A través de la historia, la fotografía ha permitido plasmar la realidad de un instante, capturarla y dejarla abierta a la interpretación de la mente. Lleva en sí la posibilidad de recordar, de retratar la historia y de diseñar la cotidianidad que se encuentra frente al fotógrafo. Busca desde sus inicios congelar el instante y llevar consigo la parcialidad y situación de sus intérpretes. Como toda tecnología, la fotografía ha dado pasos gigantes en su evolución. Sus primeros protagonistas, Leonardo da Vinci, Rembrant, Caravaggio, Vermeer, Johann Heinrich, Joseph Nicéphore y Luis Daguerre deseaban poder replicar lo que la luz les permitía visualizar, a pesar de que para muchos de ellos hubiera significado tener que dibujarlo manualmente. Jamás hubieran podido imaginar la facilidad y disponibilidad que tiene hoy en día una cámara digital, las posibilidades de corrección que permiten los muchos programas de edición y, de manera más impactante aún, lo sencillo que puede llegar a ser compartir y hacer pública una fotografía con los medios de comunicación y las redes sociales. Realmente, frente a sus primitivos inicios, se puede decir que ha sido una herramienta que ahora más que nunca impacta de forma directa y constante la vida de las personas. Medios como lo son Instagram, Facebook, Twitter, VSCO, Snapchat, entre muchas otras, hacen realmente trivial el sacar una foto, editarla, y publicarla masivamente. Cuando en tiempos previos el sacar una foto era considerado algo “privilegiado”, oligarca, privado y llevado a ser por un concepto o un arte, en la actualidad es tan común como el tener un teléfono móvil con cámara. Las “selfies”, los “influencers” y la globalización de absolutamente todo ha arrasado también con el arte de las fotos.
Muchos lo refutarán, pero el elogio del fotógrafo va más allá de la aceptación común de sus observadores. Es su particularidad e intención y sobre todo la historia que busca contar lo que hace una gran foto y fotógrafo. Va muchísimo más allá de un “like” o de una serie de comentarios, pero, de nuevo, este es el problema que presentan los medios de comunicación y las redes sociales. ¿Realmente, en Instagram, por ejemplo, qué hace que un fotógrafo profesional sea reconocido? ¿Qué busca aquel que quiere ser aceptado en el medio? ¿Cuál es la línea de pensamiento de aquel que quiere llegar al éxito o darse a conocer? ¿Será entonces la crítica la que lleva al desarrollo y que poco a poco la masa va perfilando la creación de cada artista?
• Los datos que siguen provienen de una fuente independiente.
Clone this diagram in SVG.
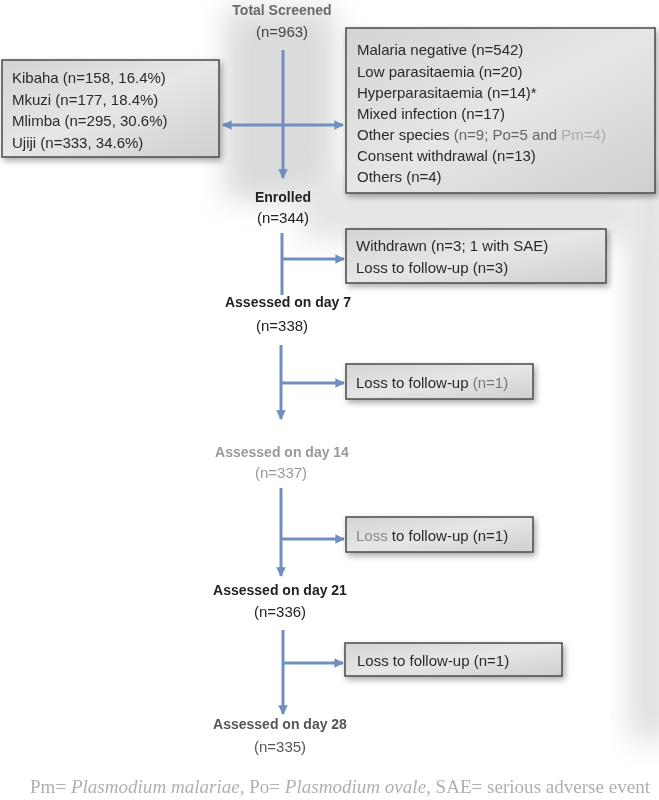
<svg xmlns="http://www.w3.org/2000/svg" width="659" height="800" viewBox="0 0 659 800">
<defs>
<style>
.t{font-family:"Liberation Sans",Arial,sans-serif;font-size:15px;fill:#2a2a2a}
.b{font-family:"Liberation Sans",Arial,sans-serif;font-size:14px;font-weight:bold;fill:#222;text-anchor:middle}
.n{font-family:"Liberation Sans",Arial,sans-serif;font-size:15px;fill:#222;text-anchor:middle}
.box{fill:url(#g);stroke:#4a4a4a;stroke-width:1.5;filter:url(#sh)}
.ln{stroke:#6f8fbf;stroke-width:3;fill:none}
</style>
<linearGradient id="g" x1="0" y1="0" x2="1" y2="1">
<stop offset="0" stop-color="#d4d4d4"/><stop offset="0.5" stop-color="#e6e6e6"/><stop offset="1" stop-color="#cfcfcf"/>
</linearGradient>
<filter id="sh" x="-10%" y="-20%" width="120%" height="150%"><feDropShadow dx="2" dy="3" stdDeviation="3" flood-color="#000" flood-opacity="0.35"/></filter>
<filter id="bl" x="-50%" y="-50%" width="200%" height="200%"><feGaussianBlur stdDeviation="14"/></filter>
<marker id="ah" viewBox="0 0 10 10" refX="9" refY="5" markerWidth="3.2" markerHeight="3.2" orient="auto-start-reverse"><path d="M0,0 L10,5 L0,10 z" fill="#6f8fbf"/></marker>
</defs>
<rect width="659" height="800" fill="#fff"/>
<g id="bg" opacity="0.55">
<rect x="225" y="10" width="110" height="190" fill="#bdbdbd" filter="url(#bl)"/>
<rect x="630" y="180" width="40" height="560" fill="#c4c4c4" filter="url(#bl)"/>
<rect x="300" y="180" width="340" height="60" fill="#d0d0d0" filter="url(#bl)"/>
</g>
<g id="connectors">
<line class="ln" x1="283" y1="50" x2="283" y2="178" marker-end="url(#ah)"/>
<line class="ln" x1="223" y1="125" x2="343" y2="125" marker-start="url(#ah)" marker-end="url(#ah)"/>
<line class="ln" x1="282" y1="233" x2="282" y2="295"/>
<line class="ln" x1="282" y1="259" x2="344" y2="259" marker-end="url(#ah)"/>
<line class="ln" x1="281" y1="345" x2="281" y2="419" marker-end="url(#ah)"/>
<line class="ln" x1="281" y1="383" x2="344" y2="383" marker-end="url(#ah)"/>
<line class="ln" x1="281" y1="488" x2="281" y2="576" marker-end="url(#ah)"/>
<line class="ln" x1="281" y1="539" x2="344" y2="539" marker-end="url(#ah)"/>
<line class="ln" x1="283" y1="630" x2="283" y2="714" marker-end="url(#ah)"/>
<line class="ln" x1="283" y1="663" x2="343" y2="663" marker-end="url(#ah)"/>
</g>
<g id="total">
<text class="b" x="282" y="15" style="fill:#6a6a6a;font-size:14px">Total Screened</text>
<text class="n" x="282" y="37" style="fill:#444">(n=963)</text>
</g>
<g id="sites">
<rect class="box" x="2" y="60" width="217" height="97"/>
<text class="t" x="12" y="83">Kibaha (n=158, 16.4%)</text>
<text class="t" x="12" y="105">Mkuzi  (n=177, 18.4%)</text>
<text class="t" x="12" y="126">Mlimba (n=295, 30.6%)</text>
<text class="t" x="12" y="148">Ujiji (n=333, 34.6%)</text>
</g>
<g id="excluded">
<rect class="box" x="346" y="28" width="309" height="165"/>
<text class="t" x="357" y="55">Malaria negative (n=542)</text>
<text class="t" x="357" y="77">Low parasitaemia (n=20)</text>
<text class="t" x="357" y="98">Hyperparasitaemia (n=14)*</text>
<text class="t" x="357" y="119">Mixed infection (n=17)</text>
<text class="t" x="357" y="140">Other species <tspan fill="#666">(n=9; Po=5 and </tspan><tspan fill="#aaa">Pm=4)</tspan></text>
<text class="t" x="357" y="161">Consent withdrawal (n=13)</text>
<text class="t" x="357" y="182">Others (n=4)</text>
</g>
<g id="enrolled">
<text class="b" x="283" y="202">Enrolled</text>
<text class="n" x="283" y="223">(n=344)</text>
</g>
<g id="withdrawn">
<rect class="box" x="346" y="229" width="260" height="54"/>
<text class="t" x="356" y="251">Withdrawn (n=3; 1 with SAE)</text>
<text class="t" x="356" y="273">Loss to follow-up (n=3)</text>
</g>
<g id="day7">
<text class="b" x="288" y="307">Assessed on day 7</text>
<text class="n" x="282" y="331">(n=338)</text>
</g>
<g id="ltfu1">
<rect class="box" x="346" y="364" width="187" height="35"/>
<text class="t" x="356" y="388">Loss to follow-up <tspan fill="#777">(n=1)</tspan></text>
</g>
<g id="day14">
<text class="b" x="282" y="457" style="fill:#999">Assessed on day 14</text>
<text class="n" x="281" y="478" style="fill:#999">(n=337)</text>
</g>
<g id="ltfu2">
<rect class="box" x="346" y="517" width="187" height="35"/>
<text class="t" x="356" y="541"><tspan fill="#888">Loss</tspan> to follow-up (n=1)</text>
</g>
<g id="day21">
<text class="b" x="280" y="595">Assessed on day 21</text>
<text class="n" x="280" y="617">(n=336)</text>
</g>
<g id="ltfu3">
<rect class="box" x="345" y="643" width="217" height="33"/>
<text class="t" x="357" y="666">Loss to follow-up (n=1)</text>
</g>
<g id="day28">
<text class="b" x="280" y="729" style="fill:#555">Assessed on day 28</text>
<text class="n" x="280" y="752" style="fill:#555">(n=335)</text>
</g>
<g id="footnote">
<text x="30" y="793" textLength="620" lengthAdjust="spacingAndGlyphs" style="font-family:'Liberation Serif','Times New Roman',serif;font-size:18px;fill:#b0b0b0">Pm= <tspan font-style="italic">Plasmodium malariae</tspan>, Po= <tspan font-style="italic">Plasmodium ovale</tspan>, SAE= serious adverse event</text>
</g>
</svg>
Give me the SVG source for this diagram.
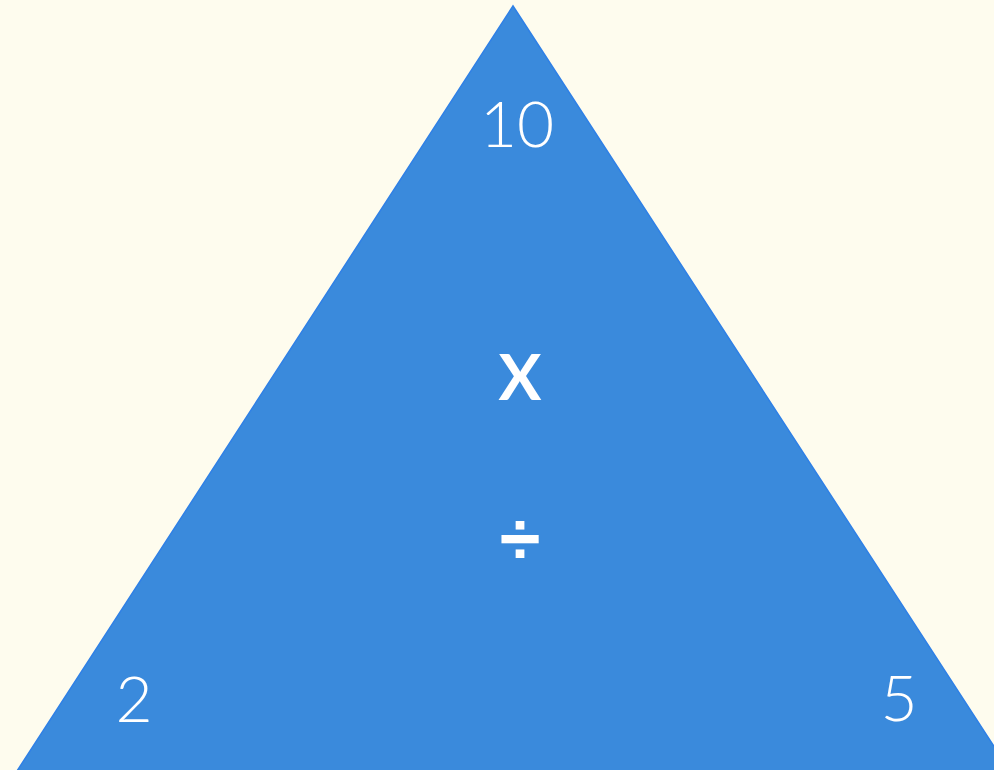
<svg xmlns="http://www.w3.org/2000/svg" width="994" height="770" viewBox="0 0 994 770">
<style>
.t{font-family:Lato,"Open Sans","Liberation Sans",sans-serif;font-size:64px;fill:#ffffff;text-anchor:middle;font-weight:300}
.b{font-family:Lato,"Open Sans","Liberation Sans",sans-serif;font-size:64px;fill:#ffffff;text-anchor:middle;font-weight:700}
.d{font-family:"Liberation Sans",Arial,sans-serif;font-size:74px;fill:#ffffff;text-anchor:middle;font-weight:700}
</style>
<rect width="994" height="770" fill="#fefcee"/>
<g id="triangle">
<polygon points="513,6 17,771 1010,771" fill="#3a8adc" stroke="#2f80e6" stroke-width="1.5"/>
</g>
<g id="top"><text class="t" x="517" y="147">10</text></g>
<g id="times"><text class="b" x="520" y="400">X</text></g>
<g id="divide"><text class="d" x="520" y="564">÷</text></g>
<g id="left"><text class="t" x="134" y="722">2</text></g>
<g id="right"><text class="t" x="899" y="721">5</text></g>
</svg>
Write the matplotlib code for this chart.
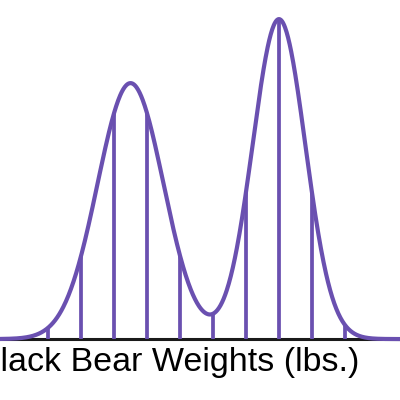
import numpy as np
import matplotlib
matplotlib.use('Agg')
from matplotlib import pyplot as plt

# two-group mixture of black bear weights (lbs.)
means = [162.5, 275.0]
sds = [25.0, 20.0]
weights = [0.5, 0.5]

# weights where the vertical sample lines stand
line_weights = [100, 125, 150, 175, 200, 225, 250, 275, 300, 325]

x_label = 'Black Bear Weights (lbs.)'
purple = '#6a50b0'


def density(x):
    x = np.asarray(x, dtype=float)
    total = np.zeros_like(x)
    for m, s, w in zip(means, sds, weights):
        total += w * np.exp(-0.5 * ((x - m) / s) ** 2) / (s * np.sqrt(2 * np.pi))
    return total


fig = plt.figure(figsize=(4, 4), dpi=100)
ax = fig.add_axes([0, 0, 1, 1])

xs = np.linspace(60, 370, 800)
ax.axhline(0, color='#1a1a1a', lw=2.2, zorder=1)
ax.vlines(line_weights, 0, density(line_weights), color=purple, lw=2.7, zorder=2)
ax.plot(xs, density(xs), color=purple, lw=3.0, zorder=3, solid_capstyle='round')

ax.set_xlim(63.6, 366.7)
ax.set_ylim(-0.0019, 0.01057)
ax.axis('off')

# the label runs off the left edge in the original too
fig.text(359 / 400, 29 / 400, x_label, ha='right', va='baseline',
         fontsize=24.5, family='Liberation Sans', color='black')

fig.savefig('out.png', dpi=100)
Todas estas preguntas resultan de la inevitable realidad de quien existe en la era de la tecnología, los “likes” y de la falta de privacidad. Cuando se publica una imagen se hace para “la venta”. Sin intención, en un sin número de casos, se busca proyectar lo estético de lo que constituye la vida (las realidades falsas), lo que es común y lo que permite el embudo de supuestos y requisitos de la sociedad. Francamente, y sin demeritar las grandes mentes de artistas y fotógrafos que hacen uso de estos medios, se pierde entre todos estos paradigmas la gracia detrás de la pasión y magia de la fotografía. Todo se parece, poco resalta y sin lugar a duda se requiere de gran talento para sobresalir entre los muchos aficionados.
La única salvación que puede desdibujar los efectos de la masificación y las redes sociales es la creación de nuevos y propios dogmas. Asomarse de cuando en cuando a ver lo que plantea el mundo puede ser valioso, pero se puede decir que estrellas como Henri Cartier-Bresson, Richard Avedon y Mario Testino se guían por su propio trabajo y crecimiento profesional. En el arte, las reglas están hechas para replantearse, no se cuenta con una vista objetiva de la realidad y solo se puede retratar la humanidad desde los ojos de quien la captura. Las historias se moldean a las emociones y a la subjetividad del sujeto. La fotografía está hecha para hacer vehemencia a la belleza y a lo extraordinario, no para caber dentro de la satisfacción de una necesidad de la sociedad.